-- Input rows start --

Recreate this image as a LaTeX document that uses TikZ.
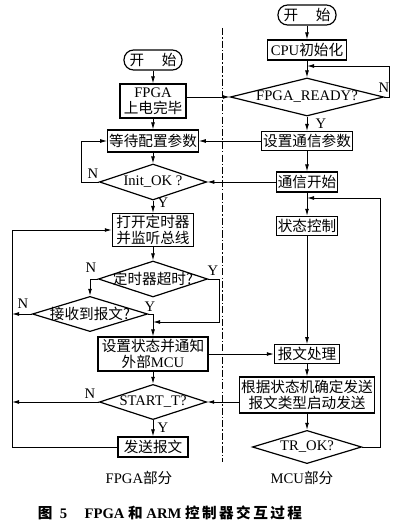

-- Input rows end --
-- Input rows start --

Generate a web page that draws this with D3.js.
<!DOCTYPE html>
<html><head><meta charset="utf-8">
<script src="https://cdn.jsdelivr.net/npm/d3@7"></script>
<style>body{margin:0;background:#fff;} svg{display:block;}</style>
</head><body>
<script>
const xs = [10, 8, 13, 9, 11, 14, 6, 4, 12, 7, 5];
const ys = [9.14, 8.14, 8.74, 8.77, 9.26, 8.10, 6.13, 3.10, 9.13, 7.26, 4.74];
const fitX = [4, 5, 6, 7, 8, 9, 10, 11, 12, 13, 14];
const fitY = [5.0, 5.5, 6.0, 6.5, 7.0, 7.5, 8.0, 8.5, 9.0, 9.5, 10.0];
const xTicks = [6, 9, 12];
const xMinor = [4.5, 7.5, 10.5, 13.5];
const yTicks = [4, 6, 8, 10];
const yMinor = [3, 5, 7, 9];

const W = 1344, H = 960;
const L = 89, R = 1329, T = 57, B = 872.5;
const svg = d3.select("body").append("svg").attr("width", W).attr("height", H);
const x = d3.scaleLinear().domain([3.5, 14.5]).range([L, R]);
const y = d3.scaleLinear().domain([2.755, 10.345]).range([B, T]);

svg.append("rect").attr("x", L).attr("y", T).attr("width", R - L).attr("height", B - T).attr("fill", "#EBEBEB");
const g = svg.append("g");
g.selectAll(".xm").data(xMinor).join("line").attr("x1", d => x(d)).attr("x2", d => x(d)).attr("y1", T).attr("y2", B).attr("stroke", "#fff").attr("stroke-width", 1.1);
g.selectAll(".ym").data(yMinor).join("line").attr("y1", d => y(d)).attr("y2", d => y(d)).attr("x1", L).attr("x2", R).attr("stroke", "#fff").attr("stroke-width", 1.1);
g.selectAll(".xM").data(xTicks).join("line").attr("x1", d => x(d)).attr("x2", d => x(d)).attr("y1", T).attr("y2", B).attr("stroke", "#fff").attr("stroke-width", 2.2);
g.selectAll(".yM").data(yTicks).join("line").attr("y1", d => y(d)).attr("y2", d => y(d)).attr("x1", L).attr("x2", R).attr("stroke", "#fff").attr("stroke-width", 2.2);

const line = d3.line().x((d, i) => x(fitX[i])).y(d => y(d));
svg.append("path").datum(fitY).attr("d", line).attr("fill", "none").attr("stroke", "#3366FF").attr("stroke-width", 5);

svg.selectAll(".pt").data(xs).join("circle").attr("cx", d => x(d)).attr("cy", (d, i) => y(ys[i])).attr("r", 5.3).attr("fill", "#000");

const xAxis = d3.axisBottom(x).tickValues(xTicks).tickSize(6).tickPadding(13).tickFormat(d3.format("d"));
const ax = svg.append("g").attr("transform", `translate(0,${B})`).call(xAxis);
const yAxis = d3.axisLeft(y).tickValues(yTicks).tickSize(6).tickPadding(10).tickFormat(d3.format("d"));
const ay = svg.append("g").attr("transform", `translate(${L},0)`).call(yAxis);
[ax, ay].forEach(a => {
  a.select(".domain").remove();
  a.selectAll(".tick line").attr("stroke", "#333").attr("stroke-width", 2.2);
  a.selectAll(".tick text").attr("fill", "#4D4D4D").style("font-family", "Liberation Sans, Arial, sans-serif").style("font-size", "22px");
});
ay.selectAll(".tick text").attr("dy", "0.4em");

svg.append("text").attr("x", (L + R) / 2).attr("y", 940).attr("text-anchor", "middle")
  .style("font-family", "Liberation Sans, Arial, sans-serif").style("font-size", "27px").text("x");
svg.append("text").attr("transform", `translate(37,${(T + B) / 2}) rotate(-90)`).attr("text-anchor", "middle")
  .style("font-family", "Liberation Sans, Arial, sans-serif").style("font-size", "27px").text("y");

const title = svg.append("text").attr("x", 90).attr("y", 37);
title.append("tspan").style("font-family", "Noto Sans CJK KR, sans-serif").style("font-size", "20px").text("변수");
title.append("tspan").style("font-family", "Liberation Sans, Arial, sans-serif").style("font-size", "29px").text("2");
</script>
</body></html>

-- Input rows end --

Find the lines holding "this" and list every one.

= Output of the exercise =
Recreate this image as a LaTeX document that uses TikZ.
Generate a web page that draws this with D3.js.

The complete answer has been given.